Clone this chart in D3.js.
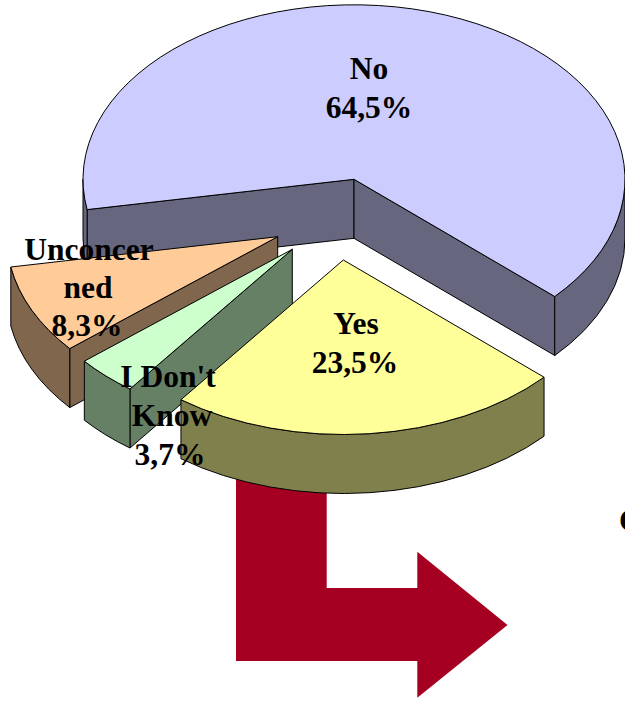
<!DOCTYPE html>
<html><head><meta charset="utf-8">
<script src="https://cdn.jsdelivr.net/npm/d3@7/dist/d3.min.js"></script>
<style>html,body{margin:0;padding:0;background:#fff;overflow:hidden}svg{display:block}</style>
</head><body><div id="chart"></div>
<script>
const categories = ["No", "Yes", "I Don't Know", "Unconcerned"];
const values = [64.5, 23.5, 3.7, 8.3];
const labelLines = [["No","64,5%"],["Yes","23,5%"],["I Don't","Know","3,7%"],["Unconcer","ned","8,3%"]];
const topColors = ["#CCCCFF","#FFFF99","#CCFFCC","#FFCC99"];
const wallColors = ["#66667F","#80804C","#668066","#80664C"];

const W=625,H=702, rx=271, ry=174.5, depth=59;
const centers=[[354,179.3],[343.3,260],[292.3,249.3],[277.7,236.7]];
const labelPos=[[[369,79],[369,118]],[[356,334],[355,373]],[[168,387],[172,426],[170,465]],[[89,260],[88,298],[87,336]]];
const drawOrder=[0,3,2,1];

const svg=d3.select("#chart").append("svg").attr("width",W).attr("height",H);
const DEG=Math.PI/180;
const pie=d3.pie().value(d=>d).sort(null).startAngle(-100*DEG).endAngle(260*DEG);
const arcs=pie(values);

// arrow behind the pie
const arrow=[[236,470],[236,661],[417.3,661],[417.3,697.7],[507.5,625],[417.3,551.7],[417.3,588],[326.7,588],[326.7,470]];
svg.append("path").attr("d",d3.line()(arrow)+"Z").attr("fill","#A50021");

const pt=(c,a,dy=0)=>[c[0]+rx*Math.sin(a),c[1]-ry*Math.cos(a)+dy];
const ell=(p,large,sweep)=>`A${rx},${ry} 0 ${large} ${sweep} ${p[0]},${p[1]}`;

function sector(c,a0,a1){
  const p0=pt(c,a0),p1=pt(c,a1);
  return `M${c[0]},${c[1]}L${p0[0]},${p0[1]}${ell(p1,(a1-a0)>Math.PI?1:0,1)}Z`;
}
function radial(c,a){
  const p=pt(c,a);
  return `M${c[0]},${c[1]}L${p[0]},${p[1]}L${p[0]},${p[1]+depth}L${c[0]},${c[1]+depth}Z`;
}
function outer(c,a0,a1){
  const p0=pt(c,a0),p1=pt(c,a1),q0=pt(c,a0,depth),q1=pt(c,a1,depth);
  return `M${p0[0]},${p0[1]}${ell(p1,0,1)}L${q1[0]},${q1[1]}${ell(q0,0,0)}Z`;
}
// front-facing parts of rim: screen-angle range 90..270 deg
function frontRanges(a0,a1){
  const out=[];
  [[Math.PI/2,3*Math.PI/2],[-3*Math.PI/2,-Math.PI/2]].forEach(([s,e])=>{
    const l=Math.max(a0,s),h=Math.min(a1,e);
    if(h>l) out.push([l,h]);
  });
  return out;
}
function draw(d,col,g){
  g.append("path").attr("d",d).attr("fill",col).attr("stroke","#000")
    .attr("stroke-width",1).attr("stroke-linejoin","round");
}
drawOrder.forEach(i=>{
  const a=arcs[i],c=centers[i],g=svg.append("g").attr("class","slice");
  // only the walls that face the viewer are drawn
  if(Math.sin(a.startAngle)<0) draw(radial(c,a.startAngle),wallColors[i],g);
  if(Math.sin(a.endAngle)>0) draw(radial(c,a.endAngle),wallColors[i],g);
  frontRanges(a.startAngle,a.endAngle).forEach(r=>draw(outer(c,r[0],r[1]),wallColors[i],g));
  draw(sector(c,a.startAngle,a.endAngle),topColors[i],g);
});

const font={family:"'Liberation Serif','Times New Roman',serif",size:31.5};
labelLines.forEach((lines,i)=>{
  const t=svg.append("text").attr("text-anchor","middle").attr("font-family",font.family)
    .attr("font-size",font.size).attr("font-weight","bold").attr("fill","#000");
  lines.forEach((s,j)=>t.append("tspan").attr("x",labelPos[i][j][0]).attr("y",labelPos[i][j][1]).text(s));
});
svg.append("text").attr("x",619).attr("y",531).attr("font-family",font.family).attr("font-size",font.size)
  .attr("font-weight","bold").text("C");
</script></body></html>
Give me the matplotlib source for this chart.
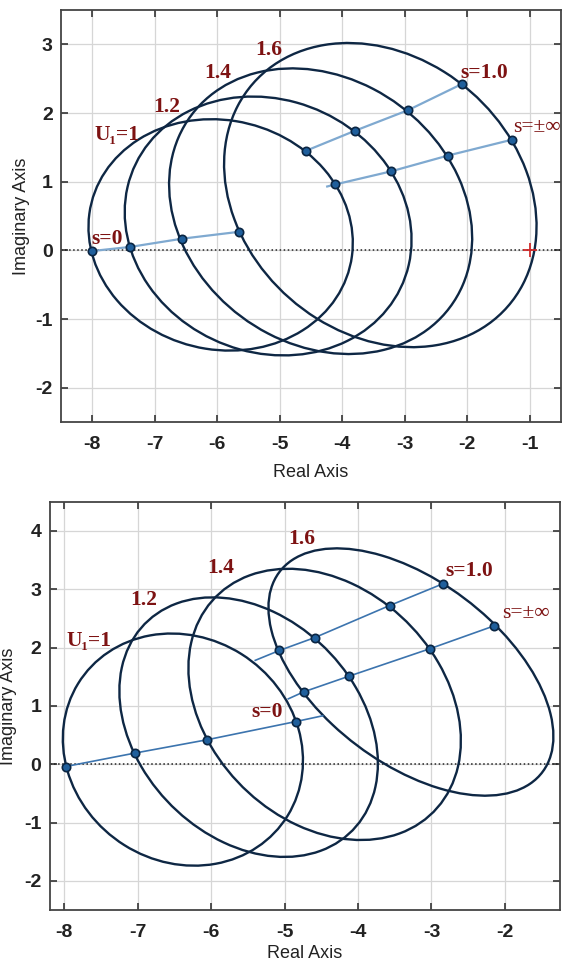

________________________

## [GIVEN REQUEST]
Transcribe the listing in full. Omit the pictures and keep every line exact.

## [TASK RESULT]
Clone this chart in D3.js.
<!DOCTYPE html>
<html><head><meta charset="utf-8">
<script src="https://cdn.jsdelivr.net/npm/d3@7/dist/d3.min.js"></script>
<style>html,body{margin:0;padding:0;background:#fff;overflow:hidden}svg{display:block}</style>
</head><body><div id="chart"></div>
<script>
const categories = ["No", "Yes", "I Don't Know", "Unconcerned"];
const values = [64.5, 23.5, 3.7, 8.3];
const labelLines = [["No","64,5%"],["Yes","23,5%"],["I Don't","Know","3,7%"],["Unconcer","ned","8,3%"]];
const topColors = ["#CCCCFF","#FFFF99","#CCFFCC","#FFCC99"];
const wallColors = ["#66667F","#80804C","#668066","#80664C"];

const W=625,H=702, rx=271, ry=174.5, depth=59;
const centers=[[354,179.3],[343.3,260],[292.3,249.3],[277.7,236.7]];
const labelPos=[[[369,79],[369,118]],[[356,334],[355,373]],[[168,387],[172,426],[170,465]],[[89,260],[88,298],[87,336]]];
const drawOrder=[0,3,2,1];

const svg=d3.select("#chart").append("svg").attr("width",W).attr("height",H);
const DEG=Math.PI/180;
const pie=d3.pie().value(d=>d).sort(null).startAngle(-100*DEG).endAngle(260*DEG);
const arcs=pie(values);

// arrow behind the pie
const arrow=[[236,470],[236,661],[417.3,661],[417.3,697.7],[507.5,625],[417.3,551.7],[417.3,588],[326.7,588],[326.7,470]];
svg.append("path").attr("d",d3.line()(arrow)+"Z").attr("fill","#A50021");

const pt=(c,a,dy=0)=>[c[0]+rx*Math.sin(a),c[1]-ry*Math.cos(a)+dy];
const ell=(p,large,sweep)=>`A${rx},${ry} 0 ${large} ${sweep} ${p[0]},${p[1]}`;

function sector(c,a0,a1){
  const p0=pt(c,a0),p1=pt(c,a1);
  return `M${c[0]},${c[1]}L${p0[0]},${p0[1]}${ell(p1,(a1-a0)>Math.PI?1:0,1)}Z`;
}
function radial(c,a){
  const p=pt(c,a);
  return `M${c[0]},${c[1]}L${p[0]},${p[1]}L${p[0]},${p[1]+depth}L${c[0]},${c[1]+depth}Z`;
}
function outer(c,a0,a1){
  const p0=pt(c,a0),p1=pt(c,a1),q0=pt(c,a0,depth),q1=pt(c,a1,depth);
  return `M${p0[0]},${p0[1]}${ell(p1,0,1)}L${q1[0]},${q1[1]}${ell(q0,0,0)}Z`;
}
// front-facing parts of rim: screen-angle range 90..270 deg
function frontRanges(a0,a1){
  const out=[];
  [[Math.PI/2,3*Math.PI/2],[-3*Math.PI/2,-Math.PI/2]].forEach(([s,e])=>{
    const l=Math.max(a0,s),h=Math.min(a1,e);
    if(h>l) out.push([l,h]);
  });
  return out;
}
function draw(d,col,g){
  g.append("path").attr("d",d).attr("fill",col).attr("stroke","#000")
    .attr("stroke-width",1).attr("stroke-linejoin","round");
}
drawOrder.forEach(i=>{
  const a=arcs[i],c=centers[i],g=svg.append("g").attr("class","slice");
  // only the walls that face the viewer are drawn
  if(Math.sin(a.startAngle)<0) draw(radial(c,a.startAngle),wallColors[i],g);
  if(Math.sin(a.endAngle)>0) draw(radial(c,a.endAngle),wallColors[i],g);
  frontRanges(a.startAngle,a.endAngle).forEach(r=>draw(outer(c,r[0],r[1]),wallColors[i],g));
  draw(sector(c,a.startAngle,a.endAngle),topColors[i],g);
});

const font={family:"'Liberation Serif','Times New Roman',serif",size:31.5};
labelLines.forEach((lines,i)=>{
  const t=svg.append("text").attr("text-anchor","middle").attr("font-family",font.family)
    .attr("font-size",font.size).attr("font-weight","bold").attr("fill","#000");
  lines.forEach((s,j)=>t.append("tspan").attr("x",labelPos[i][j][0]).attr("y",labelPos[i][j][1]).text(s));
});
svg.append("text").attr("x",619).attr("y",531).attr("font-family",font.family).attr("font-size",font.size)
  .attr("font-weight","bold").text("C");
</script></body></html>
Give me the matplotlib source for this chart.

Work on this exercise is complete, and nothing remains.